1897年,唐才常等倡議在省城辦時務學堂,以培養精通中外的人才和更好地推動全省的維新運動。譚嗣同對這件事很讚賞和關心,積極促其實現。在時務學堂創辦的一年時間中,曾經培養了一批變法人才,有些人後來轉向了革命。在創辦期間,它是梁啓超、譚嗣同等人宣傳變法思想的重要場所。譚嗣同雖然始終未在裡面任職,在它創立後的一段時間裡,他也不在湖南,但他積極參與了學堂的創設,又在學堂里宣傳過變法。因此,他對於這個學堂的設立和活動,是起到了重要作用的。
譚嗣同還倡議設立“南學會”,他作為“南學會”的中堅分子,具體參加了其他許多組織和學會的創立工作,對於湖南維新運動的發展,起了積極的推動作用。
維新變法之時,譚嗣同受詔入京,被授以四品官銜,任命在軍機處章京上行走,參與對新政的籌劃。這時,以慈禧太后、榮祿為首的反對變法的勢力,已經作好了準備,要借秋季去天津閱兵的機會,發動兵變,罷黜光緒,推翻一切新政。光緒帝和維新派知道這一訊息後,驚恐不安,積極籌劃對策,他們把希望寄托在當時掌握兵權的袁世凱身上。光緒皇帝發下密詔,說自己“位且不保”,要康有為等人趕緊設法相救。譚嗣同自告奮勇去說服袁世凱舉兵勤王,殺榮祿,包圍頤和園,他們把自己的命運、連同整個新政的命運都寄托在袁世凱身上。
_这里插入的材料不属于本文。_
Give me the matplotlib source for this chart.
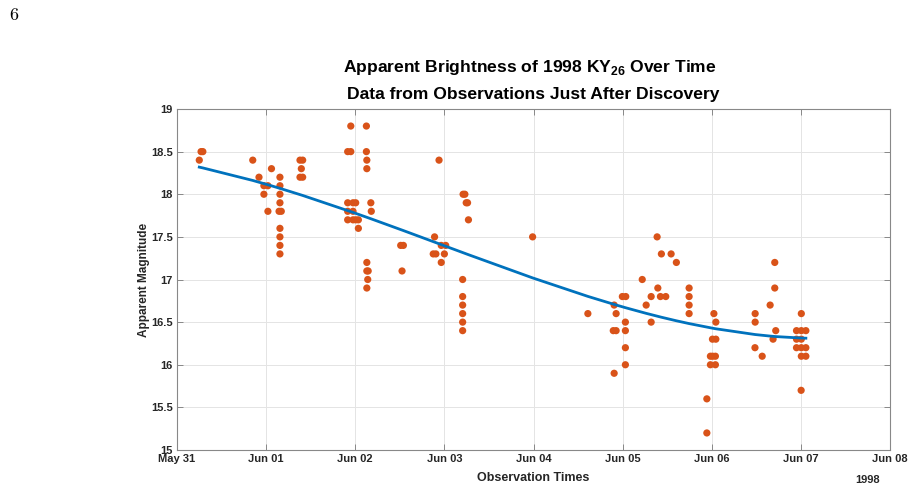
import numpy as np
import matplotlib
matplotlib.use('Agg')
from matplotlib import pyplot as plt
import matplotlib.dates as mdates
from datetime import datetime, timedelta

plt.rcParams['font.family'] = ['Liberation Sans', 'DejaVu Sans']
plt.rcParams['mathtext.fontset'] = 'custom'
plt.rcParams['mathtext.bf'] = 'Liberation Sans:bold'
plt.rcParams['mathtext.rm'] = 'Liberation Sans:bold'

# observation times, in days after 1998-05-31 00:00
obs_days = [
    0.25, 0.27, 0.29,
    0.85, 0.92, 0.975, 1.02, 0.975, 1.02, 1.06,
    1.155, 1.155, 1.155, 1.155, 1.145, 1.17, 1.155, 1.155, 1.155, 1.155,
    1.38, 1.41, 1.395, 1.38, 1.41,
    1.95, 1.915, 1.95, 1.915, 1.975, 2.005, 1.915, 1.975,
    1.915, 1.975, 2.005, 2.035, 2.035,
    2.125, 2.125, 2.13, 2.13, 2.175, 2.18,
    2.13, 2.13, 2.145, 2.14, 2.13,
    2.51, 2.54, 2.525,
    2.89, 2.875, 2.905, 2.965, 2.965, 3.015, 3.0, 2.94,
    3.21, 3.23, 3.245, 3.26, 3.27,
    3.205, 3.205, 3.205, 3.205, 3.205, 3.205,
    3.99, 4.61,
    4.905, 4.927, 4.895, 4.927, 4.905,
    4.997, 5.035, 5.031, 5.031, 5.031, 5.031,
    5.22, 5.264, 5.32, 5.32, 5.387, 5.435, 5.544, 5.603,
    5.395, 5.424, 5.484,
    5.746, 5.746, 5.746, 5.746,
    5.945, 5.945,
    6.024, 6.046, 6.008, 6.046, 5.985, 6.01, 6.041, 5.985, 6.041,
    6.487, 6.487, 6.485, 6.566, 6.655, 6.707, 6.707, 6.718, 6.688,
    7.005, 6.951, 7.005, 7.056, 6.951, 7.005,
    6.951, 7.005, 7.056, 7.005, 7.056, 7.003,
]
obs_mag = [
    18.4, 18.5, 18.5,
    18.4, 18.2, 18.1, 18.1, 18.0, 17.8, 18.3,
    18.2, 18.1, 18.0, 17.9, 17.8, 17.8, 17.6, 17.5, 17.4, 17.3,
    18.4, 18.4, 18.3, 18.2, 18.2,
    18.8, 18.5, 18.5, 17.9, 17.9, 17.9, 17.8, 17.8,
    17.7, 17.7, 17.7, 17.7, 17.6,
    18.8, 18.5, 18.4, 18.3, 17.9, 17.8,
    17.2, 17.1, 17.1, 17.0, 16.9,
    17.4, 17.4, 17.1,
    17.5, 17.3, 17.3, 17.2, 17.4, 17.4, 17.3, 18.4,
    18.0, 18.0, 17.9, 17.9, 17.7,
    17.0, 16.8, 16.7, 16.6, 16.5, 16.4,
    17.5, 16.6,
    16.7, 16.6, 16.4, 16.4, 15.9,
    16.8, 16.8, 16.5, 16.4, 16.2, 16.0,
    17.0, 16.7, 16.8, 16.5, 17.5, 17.3, 17.3, 17.2,
    16.9, 16.8, 16.8,
    16.9, 16.8, 16.7, 16.6,
    15.6, 15.2,
    16.6, 16.5, 16.3, 16.3, 16.1, 16.1, 16.1, 16.0, 16.0,
    16.6, 16.5, 16.2, 16.1, 16.7, 17.2, 16.9, 16.4, 16.3,
    16.6, 16.4, 16.4, 16.4, 16.3, 16.3,
    16.2, 16.2, 16.2, 16.1, 16.1, 15.7,
]
y_ticks = [15, 15.5, 16, 16.5, 17, 17.5, 18, 18.5, 19]
y_labels = ['15', '15.5', '16', '16.5', '17', '17.5', '18', '18.5', '19']

start = datetime(1998, 5, 31)
obs_t = [start + timedelta(days=d) for d in obs_days]

# cubic fit of the data
coef = np.polyfit(obs_days, obs_mag, 3)
fit_days = np.sort(np.array(obs_days))
fit_t = [start + timedelta(days=float(d)) for d in fit_days]
fit_mag = np.polyval(coef, fit_days)

fig = plt.figure(figsize=(9.14, 4.88), dpi=100)
ax = fig.add_axes([177/914, 1 - 450/488, (890-177)/914, (450-109)/488])

ax.plot(fit_t, fit_mag, color='#0072BD', linewidth=2, zorder=3)
ax.scatter(obs_t, obs_mag, s=27, color='#D95319', edgecolors='none', zorder=2)

ax.set_xlim(start, start + timedelta(days=8))
ax.set_ylim(15, 19)
ax.set_yticks(y_ticks)
ax.set_yticklabels(y_labels)
ax.xaxis.set_major_locator(mdates.DayLocator())
ax.xaxis.set_major_formatter(mdates.DateFormatter('%b %d'))

ax.grid(True, color='#e4e4e4', linewidth=0.7)
ax.set_axisbelow(True)
for s in ax.spines.values():
    s.set_color('#888888')
    s.set_linewidth(0.8)
ax.tick_params(direction='in', top=True, right=True, length=4, width=0.7,
               color='#888888', labelsize=8, labelcolor='#262626', pad=3)
for lab in ax.get_xticklabels() + ax.get_yticklabels():
    lab.set_fontweight('bold')

ax.set_xlabel('Observation Times', fontsize=9, fontweight='bold', color='#262626', labelpad=5.5)
ax.set_ylabel('Apparent Magnitude', fontsize=8.5, fontweight='bold', color='#262626', labelpad=0.5)
ax.text(0.969, -0.088, '1998', transform=ax.transAxes, ha='center', va='center',
        fontsize=8, fontweight='bold', color='#262626')

fig.text(530/914, 1 - 67/488, r'Apparent Brightness of 1998 KY$_{\mathbf{26}}$ Over Time',
         ha='center', va='center', fontsize=12.6, fontweight='bold')
fig.text(533/914, 1 - 95/488, 'Data from Observations Just After Discovery',
         ha='center', va='center', fontsize=12.6, fontweight='bold')
fig.text(14/914, 1 - 15/488, '6', ha='center', va='center', fontsize=13, family='cmr10')

fig.savefig('out.png', dpi=100)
1898年9月18日,譚嗣同夜訪袁世凱,拿出光緒的密詔給袁看,對他說:現在可以救皇上的只有你,你願意救他就救他。譚嗣同說到這裡,摸了摸自己的頸項,繼續說:如果不願意的話,請到頤和園報告西太后,殺了我,你可以升大官。袁世凱裝模作樣地說:你把我袁某當作什麼人,聖主是我們共戴的,保駕的責任你有、我也有。後來譚嗣同還說:對付榮祿怕不容易。袁世凱回答:皇上閱兵時只要在我的營里,那殺榮祿就象殺一條狗。最後,袁世凱表示,要先回天津調換幾個守舊的軍官,準備槍枝彈藥。
袁世凱騙過譚嗣同,回到天津後就向榮祿告密。榮祿得到密報後,向西太后告發。西太后發動政變,宣布“臨朝聽政”,軟禁光緒帝,一切新政都被推翻。維新派慘遭迫害,康、梁逃亡國外。譚嗣同拒絕出走,慷慨就義。他說:“各國變法,無不從流血而成,今日中國未有因變法而流血者,此國之所以不昌也。有之,請自嗣同始。”譚嗣同被捕後,在獄中只關了三天,他在獄中寫下這樣一首詩:“望門投宿思張儉,忍死須臾待杜根。我自橫刀向天笑,去留肝膽兩崑崙。”譚嗣同、楊銳、林旭、楊深秀、劉光第、康廣仁等六人,以“大逆不道”的籠統罪名,被斬首於北京菜市口刑場。臨刑前,譚嗣同叫監斬官剛毅走過來,說“我有一言要對你說!”但剛毅不予理睬。譚嗣同口中念著“有心殺賊,無力回天,死得其所,快哉快哉”而就刑,時三十四歲。
戊戌變法之後,梁啓超的著作概被禁毀,此書也當然不能例外。